I loaded the checkpoint-97000 model, and It didn't sythesize the was, Here is the figure of mel_outputs, mel_outputs_postnet, alignments

image

Here is the val loss , it stuck at around 2.0+ image

akashicMarga commented 4 years ago

@JoeyHeisenberg how did you set up for multi-GPU on a single system?

Jeevesh8 commented 4 years ago

@JoeyHeisenberg You can try training further with reduced learning rate.

Jeevesh8 commented 4 years ago

@singhaki you can do like this

akashicMarga commented 4 years ago

@Jeevesh8 i tried it but gets stuck for hours after Done initializing distributed.

Jeevesh8 commented 4 years ago

@JoeyHeisenberg Can you show your mel target and mel predicted in tensorboard images tab?

JoeyHeisenberg commented 4 years ago

@singhaki I set it on 3 GPUs CUDA_VISIBLE_DEVICES=0,1,2 nohup python -u multiproc train.py --output_directory=outdir --log_directory=logdir --n_gpus=3 --hparams=distributed_run=True > log_tacotron2_v2.file 2>&1 &

@Jeevesh8 Here is the mel target and mel predicted image

Jeevesh8 commented 4 years ago

@JoeyHeisenberg The mel-specs seem close.

1.) Can you upload your log directory to google drive and share ? OR Tell if attention maps (in images tab only) are improving during the epochs when loss is constant ? (Because I read some issue on nvidia/tacotron2, and they had told there , that although loss becomes constant after some epochs, the alignments still go on improving, I will mention that issue here, when I find it)

2.) Also, Can you tell whether these mel-spec alignment are corresponding to inference on cross-lingual case or same-language case ?

Jeevesh8 commented 4 years ago

@JoeyHeisenberg Also, please let know what happens when you train further with lower learning rate ?

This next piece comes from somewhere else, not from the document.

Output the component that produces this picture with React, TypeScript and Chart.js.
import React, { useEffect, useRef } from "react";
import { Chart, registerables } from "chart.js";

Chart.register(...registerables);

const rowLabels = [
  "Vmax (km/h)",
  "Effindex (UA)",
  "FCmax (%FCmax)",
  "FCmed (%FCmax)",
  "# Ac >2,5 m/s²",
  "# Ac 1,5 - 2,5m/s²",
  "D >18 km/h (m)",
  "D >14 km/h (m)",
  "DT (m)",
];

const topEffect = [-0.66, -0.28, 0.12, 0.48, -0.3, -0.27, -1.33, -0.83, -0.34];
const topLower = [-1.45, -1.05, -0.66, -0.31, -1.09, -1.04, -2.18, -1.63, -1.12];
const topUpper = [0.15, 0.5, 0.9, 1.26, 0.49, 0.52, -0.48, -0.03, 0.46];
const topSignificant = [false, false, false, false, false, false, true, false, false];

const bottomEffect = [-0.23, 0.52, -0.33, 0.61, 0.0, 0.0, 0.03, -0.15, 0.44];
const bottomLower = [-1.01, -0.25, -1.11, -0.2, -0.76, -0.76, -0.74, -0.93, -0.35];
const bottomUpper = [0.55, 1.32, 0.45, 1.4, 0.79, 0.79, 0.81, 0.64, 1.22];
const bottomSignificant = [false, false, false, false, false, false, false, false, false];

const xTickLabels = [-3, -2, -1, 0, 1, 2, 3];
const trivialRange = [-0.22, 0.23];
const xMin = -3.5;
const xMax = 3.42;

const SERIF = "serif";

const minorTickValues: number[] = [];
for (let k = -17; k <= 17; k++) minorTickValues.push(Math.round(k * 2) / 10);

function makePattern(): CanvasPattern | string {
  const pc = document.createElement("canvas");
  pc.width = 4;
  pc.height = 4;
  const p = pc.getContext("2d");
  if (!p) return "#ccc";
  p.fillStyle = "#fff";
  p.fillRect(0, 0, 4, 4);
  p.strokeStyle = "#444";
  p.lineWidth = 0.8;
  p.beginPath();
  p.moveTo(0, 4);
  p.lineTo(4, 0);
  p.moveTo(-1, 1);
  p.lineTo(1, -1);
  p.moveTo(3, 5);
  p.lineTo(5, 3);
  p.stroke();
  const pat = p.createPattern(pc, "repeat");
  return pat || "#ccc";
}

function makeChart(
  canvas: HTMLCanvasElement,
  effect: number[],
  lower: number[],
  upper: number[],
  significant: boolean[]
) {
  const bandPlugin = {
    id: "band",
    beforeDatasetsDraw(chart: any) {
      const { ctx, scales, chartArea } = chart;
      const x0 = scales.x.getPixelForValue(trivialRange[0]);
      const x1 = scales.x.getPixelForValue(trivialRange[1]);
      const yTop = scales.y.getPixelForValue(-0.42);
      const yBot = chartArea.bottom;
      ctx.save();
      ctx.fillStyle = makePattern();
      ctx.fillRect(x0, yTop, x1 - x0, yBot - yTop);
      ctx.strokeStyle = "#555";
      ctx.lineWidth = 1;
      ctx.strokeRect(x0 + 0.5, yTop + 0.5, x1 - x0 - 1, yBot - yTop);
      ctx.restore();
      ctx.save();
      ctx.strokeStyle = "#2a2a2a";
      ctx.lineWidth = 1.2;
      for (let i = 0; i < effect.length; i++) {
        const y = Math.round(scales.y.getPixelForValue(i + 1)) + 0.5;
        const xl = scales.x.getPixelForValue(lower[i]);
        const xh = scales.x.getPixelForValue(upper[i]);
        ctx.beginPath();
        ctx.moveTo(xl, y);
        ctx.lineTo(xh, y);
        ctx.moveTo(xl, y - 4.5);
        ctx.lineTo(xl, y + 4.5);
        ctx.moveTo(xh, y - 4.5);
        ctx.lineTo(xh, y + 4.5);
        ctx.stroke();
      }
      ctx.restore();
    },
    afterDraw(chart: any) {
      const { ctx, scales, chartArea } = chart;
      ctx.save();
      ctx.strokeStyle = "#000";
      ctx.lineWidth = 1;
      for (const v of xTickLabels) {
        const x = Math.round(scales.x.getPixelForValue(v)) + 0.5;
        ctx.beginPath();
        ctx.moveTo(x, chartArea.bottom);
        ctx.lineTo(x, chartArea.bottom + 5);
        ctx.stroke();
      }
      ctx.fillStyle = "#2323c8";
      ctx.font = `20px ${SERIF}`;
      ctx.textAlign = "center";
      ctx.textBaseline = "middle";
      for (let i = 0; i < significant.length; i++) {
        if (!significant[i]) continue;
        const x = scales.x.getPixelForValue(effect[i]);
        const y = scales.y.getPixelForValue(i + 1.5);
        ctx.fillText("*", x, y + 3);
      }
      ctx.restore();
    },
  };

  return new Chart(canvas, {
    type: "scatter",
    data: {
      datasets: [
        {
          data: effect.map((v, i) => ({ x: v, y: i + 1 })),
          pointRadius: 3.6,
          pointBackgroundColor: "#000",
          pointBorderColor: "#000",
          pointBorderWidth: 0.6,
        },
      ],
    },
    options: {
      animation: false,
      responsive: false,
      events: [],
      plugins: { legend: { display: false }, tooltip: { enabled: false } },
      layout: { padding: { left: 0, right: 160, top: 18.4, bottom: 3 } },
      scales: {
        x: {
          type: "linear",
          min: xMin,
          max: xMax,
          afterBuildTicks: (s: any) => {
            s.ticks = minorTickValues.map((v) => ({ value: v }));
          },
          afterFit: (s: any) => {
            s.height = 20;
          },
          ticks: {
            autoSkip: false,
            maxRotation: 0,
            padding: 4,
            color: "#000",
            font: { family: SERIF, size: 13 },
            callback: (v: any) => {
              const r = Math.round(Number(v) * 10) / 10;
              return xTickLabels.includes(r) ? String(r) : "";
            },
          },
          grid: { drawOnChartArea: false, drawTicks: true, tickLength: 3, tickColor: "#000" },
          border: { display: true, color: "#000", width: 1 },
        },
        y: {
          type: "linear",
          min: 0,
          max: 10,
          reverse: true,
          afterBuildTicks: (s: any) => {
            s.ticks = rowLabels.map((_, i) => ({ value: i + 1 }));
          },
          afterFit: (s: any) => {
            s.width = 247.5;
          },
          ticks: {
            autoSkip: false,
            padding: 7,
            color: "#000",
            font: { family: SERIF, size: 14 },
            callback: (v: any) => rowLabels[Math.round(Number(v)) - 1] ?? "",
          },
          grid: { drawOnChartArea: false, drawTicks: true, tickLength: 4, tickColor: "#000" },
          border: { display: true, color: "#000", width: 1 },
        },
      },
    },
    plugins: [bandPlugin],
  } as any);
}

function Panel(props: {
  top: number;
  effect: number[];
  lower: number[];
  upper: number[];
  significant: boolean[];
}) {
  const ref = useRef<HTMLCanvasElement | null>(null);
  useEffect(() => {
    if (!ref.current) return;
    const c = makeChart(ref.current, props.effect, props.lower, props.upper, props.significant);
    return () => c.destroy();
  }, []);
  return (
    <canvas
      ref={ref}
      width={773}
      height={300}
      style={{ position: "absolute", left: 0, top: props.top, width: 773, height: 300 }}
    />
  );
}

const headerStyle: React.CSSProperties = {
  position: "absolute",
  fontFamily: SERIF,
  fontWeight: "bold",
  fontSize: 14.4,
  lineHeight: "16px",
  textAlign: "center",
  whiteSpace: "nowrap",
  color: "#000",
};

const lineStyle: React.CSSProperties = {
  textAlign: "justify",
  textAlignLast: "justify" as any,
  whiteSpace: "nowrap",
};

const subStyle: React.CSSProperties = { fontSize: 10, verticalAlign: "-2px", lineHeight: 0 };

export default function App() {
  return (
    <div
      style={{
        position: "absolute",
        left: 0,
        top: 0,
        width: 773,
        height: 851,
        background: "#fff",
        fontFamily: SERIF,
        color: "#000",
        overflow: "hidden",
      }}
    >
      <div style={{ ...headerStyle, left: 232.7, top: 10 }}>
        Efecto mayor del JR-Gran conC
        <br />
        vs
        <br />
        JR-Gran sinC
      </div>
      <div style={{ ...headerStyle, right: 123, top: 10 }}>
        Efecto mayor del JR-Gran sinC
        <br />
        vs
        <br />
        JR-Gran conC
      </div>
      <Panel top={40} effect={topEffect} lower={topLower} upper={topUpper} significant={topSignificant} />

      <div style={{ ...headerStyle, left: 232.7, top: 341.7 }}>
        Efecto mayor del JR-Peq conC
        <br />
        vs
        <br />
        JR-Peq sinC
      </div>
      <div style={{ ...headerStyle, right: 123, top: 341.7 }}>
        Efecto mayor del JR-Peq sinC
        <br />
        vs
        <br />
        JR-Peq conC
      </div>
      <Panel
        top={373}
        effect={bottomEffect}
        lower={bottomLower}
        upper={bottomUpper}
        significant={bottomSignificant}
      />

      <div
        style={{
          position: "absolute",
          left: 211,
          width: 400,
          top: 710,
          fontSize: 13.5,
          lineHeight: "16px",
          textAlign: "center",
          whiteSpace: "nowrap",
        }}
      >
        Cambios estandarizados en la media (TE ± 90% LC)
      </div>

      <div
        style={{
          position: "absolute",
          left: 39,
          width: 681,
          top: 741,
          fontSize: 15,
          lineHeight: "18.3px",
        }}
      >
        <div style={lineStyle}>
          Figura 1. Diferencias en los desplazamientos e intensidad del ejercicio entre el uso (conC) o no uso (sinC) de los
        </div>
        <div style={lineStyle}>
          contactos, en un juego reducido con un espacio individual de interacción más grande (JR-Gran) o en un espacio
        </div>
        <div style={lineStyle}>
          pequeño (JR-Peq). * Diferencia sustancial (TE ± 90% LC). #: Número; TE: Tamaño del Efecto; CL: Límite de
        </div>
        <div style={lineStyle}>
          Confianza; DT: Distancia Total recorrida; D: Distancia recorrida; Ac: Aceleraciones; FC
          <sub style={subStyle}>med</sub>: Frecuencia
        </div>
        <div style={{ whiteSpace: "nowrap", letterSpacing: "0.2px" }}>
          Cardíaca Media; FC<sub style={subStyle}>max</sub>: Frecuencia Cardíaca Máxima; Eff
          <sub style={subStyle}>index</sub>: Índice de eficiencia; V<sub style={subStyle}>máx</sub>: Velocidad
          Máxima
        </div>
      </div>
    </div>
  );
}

Jeevesh8 commented 4 years ago

@JoeyHeisenberg please make sure all 3 points here are true.

JoeyHeisenberg commented 4 years ago

I check the audio, and data scale is int16 as follows image

and about the silent parts at the beginning and end, I actually set "start0" and "end0" for them, It should be fine.

Now, I'm facing two problem the first is on tensorboard, the mel-spec predicted seems same as the mel-spec target, but the aligment don't look fine(same-language case), I already train 96000 step with batchsize 24, maybe I should train further as you mention with lower lr the second is that I can not sythesize the normal audio with my waveGan

here are two samples from train.txt and all phonemes are put on symbols.py, and I didn't change other code chinese 000718.wav|start0 ou2 er2 m ai3 i4 x ie1 z iy1 l iao4 h uo4 i4 sh uang1 ua4 z iy5 sp1 d eng3 c uen2 g ou4 l e5 sp1 h uei4 q v4 m ai3 i2 t ao4 x in1 i1 sh ang5 end0|0|0 English 004291.wav|start0 T EY1 K IH0 NG AH1 P S M OW1 K IH0 NG R AE1 NG K S HH AY1 IH0 N AE1 K SH AH0 N Z P IY1 P AH0 L W IH1 SH DH EY1 K UH1 D S T AH1 B AW1 T end0|6|1

maybe I made some mistakes on textProcessing, I will check the code to fix these problem, but recently I have to do other project first. I will let you know if I make some progress and really thank you very much for your help. @Jeevesh8

c9412600 commented 3 years ago

@JoeyHeisenberg hello !I want to ask if the multilingual model you trained is effective?